There are interesting, dueling dynamics emerging in the pseudo campaign of Caroline Kennedy to take over New York's soon-to-be-vacant Senate seat.
As the largely apolitical former first daughter stumbles on her early foray into big-time politics, she is, in the process, learning how to be a more formidable politician. That is the synopsis of one high-ranking Democratic official who spoke to the Huffington Post on condition of anonymity.
The individual, acknowledging that Kennedy has experienced a rough few days in her roll-out to replace Sen. Hillary Clinton, argued that the process would, in the end, be good for her long-term ambitions. Provided that Gov. David Paterson appoints her to the post, the fine-tuning would serve her well during a difficult special election in 2010 -- likely against Rep. Peter King -- and, potentially, another hard reelection campaign in 2012.
In this regard, Kennedy's attempts to win Paterson's favor represent a delicate tightrope walk: enough of a legitimate trial to forge some experience but, perhaps, too rocky a process to earn her the seat.
In private, those close to Kennedy say they anticipated the bumps and the bruises and certainly the tough press. Moreover, her allies argue that she brings to the Democratic ticket something that other, more traditionally experienced Senators could not: the ability to raise cash with little effort and forged ties to Barack Obama.
Obama, to a certain extent, actually provides a template for how Kennedy can learn on the fly. The president-elect followed a smooth road to the Illinois State Senate in 1996, when he used election rules to effectively eliminate Democratic competition.
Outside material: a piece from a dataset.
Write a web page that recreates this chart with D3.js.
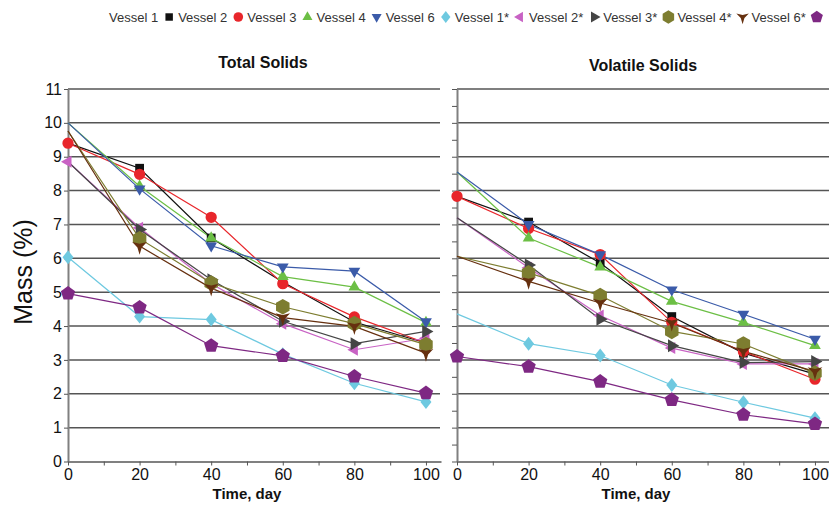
<!DOCTYPE html>
<html>
<head>
<meta charset="utf-8">
<script src="https://cdnjs.cloudflare.com/ajax/libs/d3/7.8.5/d3.min.js"></script>
<style>
    body { margin: 0; background: #fff; }
    svg { font-family: "Liberation Sans", Arial, sans-serif; }
</style>
</head>
<body>
<div id="chart"></div>
<script>
// values
const days = [0, 20, 40, 60, 80, 100];
const vessels = ["Vessel 1", "Vessel 2", "Vessel 3", "Vessel 4", "Vessel 6",
    "Vessel 1*", "Vessel 2*", "Vessel 3*", "Vessel 4*", "Vessel 6*"];
const colors = ["#111111", "#e8262b", "#6cbf45", "#3b5ba9", "#6ec9e0",
    "#c862c4", "#454545", "#7d7d30", "#66300f", "#7e2883"];
const shapes = ["square", "circle", "triangle", "triangleDown", "diamond",
    "triangleLeft", "triangleRight", "hexagon", "tristar", "pentagon"];

const totalSolids = [
    [9.4, 8.66, 6.6, 5.3, 4.12, 3.5],
    [9.4, 8.48, 7.21, 5.25, 4.27, 3.5],
    [10.0, 8.13, 6.6, 5.46, 5.15, 4.1],
    [10.0, 8.05, 6.37, 5.75, 5.62, 4.13],
    [6.03, 4.28, 4.19, 3.17, 2.31, 1.76],
    [8.85, 6.9, 5.25, 4.07, 3.3, 3.64],
    [8.85, 6.85, 5.37, 4.14, 3.48, 3.84],
    [9.76, 6.58, 5.27, 4.57, 4.07, 3.45],
    [9.76, 6.36, 5.12, 4.25, 3.99, 3.2],
    [4.96, 4.55, 3.42, 3.12, 2.51, 2.02]
];
const volatileSolids = [
    [7.83, 7.07, 5.86, 4.28, 3.2, 2.58],
    [7.83, 6.88, 6.11, 4.11, 3.25, 2.43],
    [8.55, 6.6, 5.74, 4.73, 4.11, 3.42],
    [8.55, 7.0, 6.11, 5.07, 4.35, 3.61],
    [4.36, 3.48, 3.13, 2.26, 1.75, 1.28],
    [7.2, 5.72, 4.31, 3.35, 2.88, 2.88],
    [7.2, 5.8, 4.2, 3.42, 2.92, 2.95],
    [6.06, 5.57, 4.9, 3.84, 3.47, 2.61],
    [6.06, 5.32, 4.68, 4.09, 3.25, 2.66],
    [3.1, 2.8, 2.36, 1.82, 1.38, 1.11]
];
// which series show a marker at day 0
const tsStartMarker = [false, true, false, false, true, true, false, false, false, true];
const vsStartMarker = [false, true, false, false, false, false, false, false, false, true];

const massTicks = d3.range(0, 12);
const massMinorTicks = d3.range(0, 11.01, 0.5);
const dayTicks = [0, 20, 40, 60, 80, 100];
const dayMinorTicks = [10, 30, 50, 70, 90];

const width = 829, height = 506;

// polygon helper for markers
function polygon(n, r, rot) {
    const pts = d3.range(n).map(i => {
        const a = rot + i * 2 * Math.PI / n;
        return [r * Math.cos(a), r * Math.sin(a)];
    });
    return "M" + pts.map(p => p.join(",")).join("L") + "Z";
}

function markerPath(shape, k) {
    const deg = Math.PI / 180;
    switch (shape) {
        case "square": return polygon(4, 6.2 * k, 45 * deg);
        case "circle": return d3.symbol(d3.symbolCircle, 100 * k * k)();
        case "triangle": return polygon(3, 6.8 * k, -90 * deg);
        case "triangleDown": return polygon(3, 6.8 * k, 90 * deg);
        case "diamond": return "M0," + (-7 * k) + "L" + (5.5 * k) + ",0L0," + (7 * k) + "L" + (-5.5 * k) + ",0Z";
        case "triangleLeft": return polygon(3, 7 * k, 180 * deg);
        case "triangleRight": return polygon(3, 7.5 * k, 0);
        case "hexagon": return polygon(6, 7.8 * k, 90 * deg);
        case "pentagon": return polygon(5, 7.5 * k, -90 * deg);
        case "tristar": {
            const pts = [];
            for (let i = 0; i < 6; i++) {
                const a = (-150 + i * 60) * deg;
                const r = (i % 2 === 0 ? 8.5 : 2.5) * k;
                pts.push([r * Math.cos(a), r * Math.sin(a)]);
            }
            return "M" + pts.map(p => p.join(",")).join("L") + "Z";
        }
    }
}

class SolidsPanel {
    constructor(svg, cfg) {
        this.svg = svg;
        this.cfg = cfg;
        this.initVis();
    }

    initVis() {
        let vis = this;
        const c = vis.cfg;
        vis.g = vis.svg.append("g");

        vis.xScale = d3.scaleLinear().domain([0, 104.2]).range([c.left, c.left + 373]);
        vis.yScale = d3.scaleLinear().domain([0, 11]).range([461.5, 89]);

        vis.updateVis();
    }

    updateVis() {
        let vis = this;
        const c = vis.cfg;

        // grid lines
        vis.g.selectAll(".grid")
            .data(massTicks.filter(d => d > 0))
            .join("line")
            .attr("class", "grid")
            .attr("x1", c.left)
            .attr("x2", c.gridEnd)
            .attr("y1", d => vis.yScale(d))
            .attr("y2", d => vis.yScale(d))
            .attr("stroke", "#555")
            .attr("stroke-width", 1.5);

        // y axis
        let yAxis;
        if (c.labels) {
            yAxis = d3.axisLeft(vis.yScale).tickValues(massTicks).tickSize(4).tickSizeOuter(0).tickPadding(2);
        } else {
            yAxis = d3.axisLeft(vis.yScale).tickValues(massMinorTicks).tickSize(5).tickSizeOuter(0).tickFormat("");
        }
        vis.g.append("g")
            .attr("transform", `translate(${c.left},0)`)
            .call(yAxis);

        // x axis
        vis.g.append("g")
            .attr("transform", `translate(0,${vis.yScale(0)})`)
            .call(d3.axisBottom(vis.xScale).tickValues(dayTicks).tickSize(4).tickSizeOuter(0).tickPadding(3));
        vis.g.append("g")
            .attr("transform", `translate(0,${vis.yScale(0)})`)
            .call(d3.axisBottom(vis.xScale).tickValues(dayMinorTicks).tickSize(4).tickSizeOuter(0).tickFormat(""))
            .select(".domain").remove();

        vis.g.selectAll(".domain").attr("stroke", "#808080").attr("stroke-width", 2);
        vis.g.selectAll(".tick line").attr("stroke", "#555");
        vis.g.selectAll(".tick text")
            .attr("font-size", 16)
            .attr("fill", "#111");

        // series lines
        const line = d3.line()
            .x(d => vis.xScale(d.day))
            .y(d => vis.yScale(d.value));

        c.values.forEach((vals, i) => {
            const pts = vals.map((v, j) => ({ day: days[j], value: v }));
            vis.g.append("path")
                .datum(pts)
                .attr("d", line)
                .attr("fill", "none")
                .attr("stroke", colors[i])
                .attr("stroke-width", 1.2);
        });

        // markers on top
        c.values.forEach((vals, i) => {
            const pts = vals.map((v, j) => ({ day: days[j], value: v }))
                .filter(d => d.day > 0 || c.startMarker[i]);
            vis.g.selectAll(null)
                .data(pts)
                .join("path")
                .attr("transform", d => `translate(${vis.xScale(d.day)},${vis.yScale(d.value)})`)
                .attr("d", markerPath(shapes[i], 1))
                .attr("fill", colors[i]);
        });

        // titles
        vis.g.append("text")
            .attr("x", c.titleX)
            .attr("y", c.titleY)
            .attr("text-anchor", "middle")
            .attr("font-size", 16)
            .attr("font-weight", "bold")
            .attr("fill", "#111")
            .text(c.title);

        vis.g.append("text")
            .attr("x", (vis.xScale(0) + vis.xScale(100)) / 2)
            .attr("y", 499)
            .attr("text-anchor", "middle")
            .attr("font-size", 15)
            .attr("font-weight", "bold")
            .attr("fill", "#111")
            .text("Time, day");
    }
}

const svg = d3.select("#chart")
    .append("svg")
    .attr("width", width)
    .attr("height", height);

new SolidsPanel(svg, {
    left: 68, gridEnd: 440, labels: true, values: totalSolids, startMarker: tsStartMarker,
    title: "Total Solids", titleX: 263, titleY: 68
});
new SolidsPanel(svg, {
    left: 457, gridEnd: 829, labels: false, values: volatileSolids, startMarker: vsStartMarker,
    title: "Volatile Solids", titleX: 643, titleY: 71
});

svg.append("text")
    .attr("transform", "translate(32,272) rotate(-90)")
    .attr("text-anchor", "middle")
    .attr("font-size", 25)
    .attr("fill", "#111")
    .text("Mass (%)");

// legend: label first, then its marker
const legend = svg.append("g").attr("transform", "translate(109,17)");
let lx = 0;
vessels.forEach((name, i) => {
    const t = legend.append("text")
        .attr("x", lx)
        .attr("y", 5)
        .attr("font-size", 13)
        .attr("fill", "#333")
        .text(name);
    const w = t.node().getComputedTextLength();
    const mx = lx + w + 11;
    legend.append("path")
        .attr("transform", `translate(${mx},0)`)
        .attr("d", markerPath(shapes[i], 0.85))
        .attr("fill", colors[i]);
    lx = mx + 9;
});
</script>
</body>
</html>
During the U.S. Senate campaign in '04, meanwhile, domestic abuse charges derailed his main primary challenger while embarrassing child custody records persuaded the Republican candidate to drop out of the race -- to be replaced by Alan Keyes.
As such, when Obama stumbled early on in the presidential primary -- lingering in the polls despite large fundraising numbers -- it was interpreted by the media as a lack of readiness for the national stage.
Of course, the similarities between Obama and Kennedy only go so far, and begin to end with consideration of each one's natural political acumen and oratorical abilities. But there are some amusing parallels to note. Kennedy, for instance, made a rocky showing of a recent New York Times interview in which she bristled at the quality of questions being asked by the reporter.
"Have you guys ever thought about writing for, like, a woman's magazine or something?" she asked David Halbfinger, before chiding him a bit further. "I thought you were the crack political team here."
Obama, too, had his early moment of conflict with the Grey Lady, as referenced in an early primary filing from columnist Maureen Dowd.
"When The Times's Jeff Zeleny asked him on his plane whether he'd had a heater in his podium during his announcement speech in subzero Springfield, Mr. Obama hesitated," Dowd wrote. "He shot Jeff a look that said, "Are you from People magazine?" before conceding that, unlike Abe Lincoln, he'd had a heater."